WHAT YOU WILL DO:
Print the entire listing. Each line must match the original exactly.
----------------
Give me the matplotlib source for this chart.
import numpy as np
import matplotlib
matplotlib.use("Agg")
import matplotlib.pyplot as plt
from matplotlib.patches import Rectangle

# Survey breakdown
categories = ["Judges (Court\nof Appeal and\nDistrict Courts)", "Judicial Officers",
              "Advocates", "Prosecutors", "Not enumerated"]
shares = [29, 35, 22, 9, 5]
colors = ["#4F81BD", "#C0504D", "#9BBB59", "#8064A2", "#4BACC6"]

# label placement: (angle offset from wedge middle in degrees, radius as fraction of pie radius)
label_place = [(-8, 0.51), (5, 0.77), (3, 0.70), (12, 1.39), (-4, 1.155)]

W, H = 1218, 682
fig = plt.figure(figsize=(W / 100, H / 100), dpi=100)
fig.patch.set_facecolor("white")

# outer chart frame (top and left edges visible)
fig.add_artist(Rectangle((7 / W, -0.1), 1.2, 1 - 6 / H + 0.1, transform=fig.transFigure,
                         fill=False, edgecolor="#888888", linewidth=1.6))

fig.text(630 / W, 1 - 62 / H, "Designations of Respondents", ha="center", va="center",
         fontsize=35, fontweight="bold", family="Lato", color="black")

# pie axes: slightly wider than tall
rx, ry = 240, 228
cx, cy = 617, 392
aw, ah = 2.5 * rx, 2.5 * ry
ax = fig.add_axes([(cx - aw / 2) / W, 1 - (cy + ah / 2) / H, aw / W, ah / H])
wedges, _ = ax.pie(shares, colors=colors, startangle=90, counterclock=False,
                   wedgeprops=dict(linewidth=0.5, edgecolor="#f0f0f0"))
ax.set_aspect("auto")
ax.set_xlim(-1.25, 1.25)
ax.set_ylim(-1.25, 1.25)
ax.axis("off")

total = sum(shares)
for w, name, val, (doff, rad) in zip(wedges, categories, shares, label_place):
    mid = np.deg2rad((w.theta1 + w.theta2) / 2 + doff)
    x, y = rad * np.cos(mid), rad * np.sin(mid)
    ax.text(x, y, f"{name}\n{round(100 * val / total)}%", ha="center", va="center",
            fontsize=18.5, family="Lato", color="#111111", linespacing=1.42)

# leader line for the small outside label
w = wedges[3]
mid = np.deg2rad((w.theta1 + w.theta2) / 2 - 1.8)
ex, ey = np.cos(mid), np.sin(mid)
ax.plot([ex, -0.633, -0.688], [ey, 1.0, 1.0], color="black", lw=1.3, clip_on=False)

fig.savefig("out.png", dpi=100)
----------------
FINISHED TASK:
Give me the matplotlib source for this chart.
import numpy as np
import matplotlib
matplotlib.use("Agg")
import matplotlib.pyplot as plt
from matplotlib.patches import Rectangle

# Survey breakdown
categories = ["Judges (Court\nof Appeal and\nDistrict Courts)", "Judicial Officers",
              "Advocates", "Prosecutors", "Not enumerated"]
shares = [29, 35, 22, 9, 5]
colors = ["#4F81BD", "#C0504D", "#9BBB59", "#8064A2", "#4BACC6"]

# label placement: (angle offset from wedge middle in degrees, radius as fraction of pie radius)
label_place = [(-8, 0.51), (5, 0.77), (3, 0.70), (12, 1.39), (-4, 1.155)]

W, H = 1218, 682
fig = plt.figure(figsize=(W / 100, H / 100), dpi=100)
fig.patch.set_facecolor("white")

# outer chart frame (top and left edges visible)
fig.add_artist(Rectangle((7 / W, -0.1), 1.2, 1 - 6 / H + 0.1, transform=fig.transFigure,
                         fill=False, edgecolor="#888888", linewidth=1.6))

fig.text(630 / W, 1 - 62 / H, "Designations of Respondents", ha="center", va="center",
         fontsize=35, fontweight="bold", family="Lato", color="black")

# pie axes: slightly wider than tall
rx, ry = 240, 228
cx, cy = 617, 392
aw, ah = 2.5 * rx, 2.5 * ry
ax = fig.add_axes([(cx - aw / 2) / W, 1 - (cy + ah / 2) / H, aw / W, ah / H])
wedges, _ = ax.pie(shares, colors=colors, startangle=90, counterclock=False,
                   wedgeprops=dict(linewidth=0.5, edgecolor="#f0f0f0"))
ax.set_aspect("auto")
ax.set_xlim(-1.25, 1.25)
ax.set_ylim(-1.25, 1.25)
ax.axis("off")

total = sum(shares)
for w, name, val, (doff, rad) in zip(wedges, categories, shares, label_place):
    mid = np.deg2rad((w.theta1 + w.theta2) / 2 + doff)
    x, y = rad * np.cos(mid), rad * np.sin(mid)
    ax.text(x, y, f"{name}\n{round(100 * val / total)}%", ha="center", va="center",
            fontsize=18.5, family="Lato", color="#111111", linespacing=1.42)

# leader line for the small outside label
w = wedges[3]
mid = np.deg2rad((w.theta1 + w.theta2) / 2 - 1.8)
ex, ey = np.cos(mid), np.sin(mid)
ax.plot([ex, -0.633, -0.688], [ey, 1.0, 1.0], color="black", lw=1.3, clip_on=False)

fig.savefig("out.png", dpi=100)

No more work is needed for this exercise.